* **MATERIAL**

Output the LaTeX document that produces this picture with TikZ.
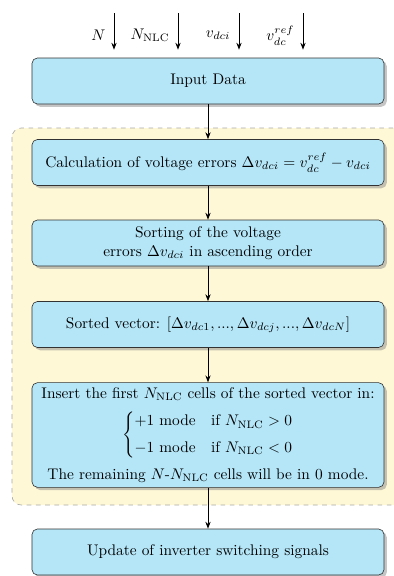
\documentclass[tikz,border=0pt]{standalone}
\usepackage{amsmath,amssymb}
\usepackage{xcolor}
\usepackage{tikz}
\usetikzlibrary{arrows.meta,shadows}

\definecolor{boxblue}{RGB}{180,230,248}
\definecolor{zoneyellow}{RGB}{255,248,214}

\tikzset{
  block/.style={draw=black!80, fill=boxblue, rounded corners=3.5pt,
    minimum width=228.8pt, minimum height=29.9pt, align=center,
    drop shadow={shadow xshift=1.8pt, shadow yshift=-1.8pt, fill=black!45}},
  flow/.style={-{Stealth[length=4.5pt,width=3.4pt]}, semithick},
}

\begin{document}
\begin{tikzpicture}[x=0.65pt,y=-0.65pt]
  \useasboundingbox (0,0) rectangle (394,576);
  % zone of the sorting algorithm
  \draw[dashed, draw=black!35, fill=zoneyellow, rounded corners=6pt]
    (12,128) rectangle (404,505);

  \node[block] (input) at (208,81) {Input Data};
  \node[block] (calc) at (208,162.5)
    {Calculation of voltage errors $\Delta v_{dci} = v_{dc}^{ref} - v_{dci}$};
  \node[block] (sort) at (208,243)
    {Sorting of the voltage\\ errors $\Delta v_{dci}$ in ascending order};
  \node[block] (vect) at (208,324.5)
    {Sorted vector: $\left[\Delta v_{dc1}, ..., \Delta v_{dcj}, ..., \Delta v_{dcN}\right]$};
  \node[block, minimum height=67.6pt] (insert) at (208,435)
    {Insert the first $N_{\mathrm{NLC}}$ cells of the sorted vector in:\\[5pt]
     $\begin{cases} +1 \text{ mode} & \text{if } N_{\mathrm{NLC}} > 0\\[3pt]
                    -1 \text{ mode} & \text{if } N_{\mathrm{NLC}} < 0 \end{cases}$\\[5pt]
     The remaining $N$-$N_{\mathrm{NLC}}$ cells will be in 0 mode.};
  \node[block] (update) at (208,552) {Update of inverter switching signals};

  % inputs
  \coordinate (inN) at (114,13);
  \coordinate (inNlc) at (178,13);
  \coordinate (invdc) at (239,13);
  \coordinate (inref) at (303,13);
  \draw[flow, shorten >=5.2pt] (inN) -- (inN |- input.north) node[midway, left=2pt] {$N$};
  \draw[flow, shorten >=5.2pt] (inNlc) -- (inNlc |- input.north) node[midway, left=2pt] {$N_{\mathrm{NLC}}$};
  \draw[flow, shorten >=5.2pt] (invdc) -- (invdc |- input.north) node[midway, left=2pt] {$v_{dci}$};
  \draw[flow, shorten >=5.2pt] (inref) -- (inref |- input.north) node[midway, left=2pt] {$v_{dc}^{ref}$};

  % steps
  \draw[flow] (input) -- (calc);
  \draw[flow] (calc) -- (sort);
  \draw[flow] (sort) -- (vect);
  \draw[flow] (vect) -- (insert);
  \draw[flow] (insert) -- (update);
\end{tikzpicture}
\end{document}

* **SHORT TASK**
Extract the lines exactly, please: the first line of the listing, the line with "(12,128) rectangle (404,505);", and every line between them, but no pictures.

* **EXERCISE OUTPUT**
Output the LaTeX document that produces this picture with TikZ.
\documentclass[tikz,border=0pt]{standalone}
\usepackage{amsmath,amssymb}
\usepackage{xcolor}
\usepackage{tikz}
\usetikzlibrary{arrows.meta,shadows}

\definecolor{boxblue}{RGB}{180,230,248}
\definecolor{zoneyellow}{RGB}{255,248,214}

\tikzset{
  block/.style={draw=black!80, fill=boxblue, rounded corners=3.5pt,
    minimum width=228.8pt, minimum height=29.9pt, align=center,
    drop shadow={shadow xshift=1.8pt, shadow yshift=-1.8pt, fill=black!45}},
  flow/.style={-{Stealth[length=4.5pt,width=3.4pt]}, semithick},
}

\begin{document}
\begin{tikzpicture}[x=0.65pt,y=-0.65pt]
  \useasboundingbox (0,0) rectangle (394,576);
  % zone of the sorting algorithm
  \draw[dashed, draw=black!35, fill=zoneyellow, rounded corners=6pt]
    (12,128) rectangle (404,505);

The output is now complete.